#### Required work
Print the data exactly as it is given, please.
|---|
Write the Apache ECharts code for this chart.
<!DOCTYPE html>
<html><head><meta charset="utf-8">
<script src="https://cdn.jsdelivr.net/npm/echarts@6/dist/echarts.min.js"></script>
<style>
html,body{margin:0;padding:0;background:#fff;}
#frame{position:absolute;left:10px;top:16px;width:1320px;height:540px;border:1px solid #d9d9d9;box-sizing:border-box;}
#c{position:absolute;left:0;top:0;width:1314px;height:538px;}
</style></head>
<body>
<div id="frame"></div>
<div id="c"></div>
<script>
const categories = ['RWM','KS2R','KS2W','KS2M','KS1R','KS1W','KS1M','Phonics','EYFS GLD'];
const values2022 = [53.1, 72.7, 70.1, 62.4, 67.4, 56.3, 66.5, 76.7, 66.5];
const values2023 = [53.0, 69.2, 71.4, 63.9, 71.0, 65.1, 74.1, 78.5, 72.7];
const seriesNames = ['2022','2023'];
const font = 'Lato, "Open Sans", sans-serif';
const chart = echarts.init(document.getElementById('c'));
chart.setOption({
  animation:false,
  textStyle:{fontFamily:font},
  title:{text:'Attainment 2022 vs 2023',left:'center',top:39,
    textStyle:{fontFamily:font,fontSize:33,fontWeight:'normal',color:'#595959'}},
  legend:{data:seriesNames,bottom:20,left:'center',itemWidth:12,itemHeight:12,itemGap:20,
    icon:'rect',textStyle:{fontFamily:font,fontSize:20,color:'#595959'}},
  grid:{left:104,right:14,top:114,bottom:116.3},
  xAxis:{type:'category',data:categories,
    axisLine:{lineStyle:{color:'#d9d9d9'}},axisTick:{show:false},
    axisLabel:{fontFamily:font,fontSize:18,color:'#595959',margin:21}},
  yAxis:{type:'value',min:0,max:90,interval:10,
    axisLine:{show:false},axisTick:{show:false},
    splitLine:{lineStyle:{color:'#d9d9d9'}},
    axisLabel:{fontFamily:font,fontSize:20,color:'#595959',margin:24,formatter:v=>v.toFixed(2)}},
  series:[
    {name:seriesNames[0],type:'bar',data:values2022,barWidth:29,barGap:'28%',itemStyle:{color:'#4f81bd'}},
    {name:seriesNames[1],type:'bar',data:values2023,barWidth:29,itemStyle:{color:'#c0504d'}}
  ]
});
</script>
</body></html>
|---|
#### Response
Write the Apache ECharts code for this chart.
<!DOCTYPE html>
<html><head><meta charset="utf-8">
<script src="https://cdn.jsdelivr.net/npm/echarts@6/dist/echarts.min.js"></script>
<style>
html,body{margin:0;padding:0;background:#fff;}
#frame{position:absolute;left:10px;top:16px;width:1320px;height:540px;border:1px solid #d9d9d9;box-sizing:border-box;}
#c{position:absolute;left:0;top:0;width:1314px;height:538px;}
</style></head>
<body>
<div id="frame"></div>
<div id="c"></div>
<script>
const categories = ['RWM','KS2R','KS2W','KS2M','KS1R','KS1W','KS1M','Phonics','EYFS GLD'];
const values2022 = [53.1, 72.7, 70.1, 62.4, 67.4, 56.3, 66.5, 76.7, 66.5];
const values2023 = [53.0, 69.2, 71.4, 63.9, 71.0, 65.1, 74.1, 78.5, 72.7];
const seriesNames = ['2022','2023'];
const font = 'Lato, "Open Sans", sans-serif';
const chart = echarts.init(document.getElementById('c'));
chart.setOption({
  animation:false,
  textStyle:{fontFamily:font},
  title:{text:'Attainment 2022 vs 2023',left:'center',top:39,
    textStyle:{fontFamily:font,fontSize:33,fontWeight:'normal',color:'#595959'}},
  legend:{data:seriesNames,bottom:20,left:'center',itemWidth:12,itemHeight:12,itemGap:20,
    icon:'rect',textStyle:{fontFamily:font,fontSize:20,color:'#595959'}},
  grid:{left:104,right:14,top:114,bottom:116.3},
  xAxis:{type:'category',data:categories,
    axisLine:{lineStyle:{color:'#d9d9d9'}},axisTick:{show:false},
    axisLabel:{fontFamily:font,fontSize:18,color:'#595959',margin:21}},
  yAxis:{type:'value',min:0,max:90,interval:10,
    axisLine:{show:false},axisTick:{show:false},
    splitLine:{lineStyle:{color:'#d9d9d9'}},
    axisLabel:{fontFamily:font,fontSize:20,color:'#595959',margin:24,formatter:v=>v.toFixed(2)}},
  series:[
    {name:seriesNames[0],type:'bar',data:values2022,barWidth:29,barGap:'28%',itemStyle:{color:'#4f81bd'}},
    {name:seriesNames[1],type:'bar',data:values2023,barWidth:29,itemStyle:{color:'#c0504d'}}
  ]
});
</script>
</body></html>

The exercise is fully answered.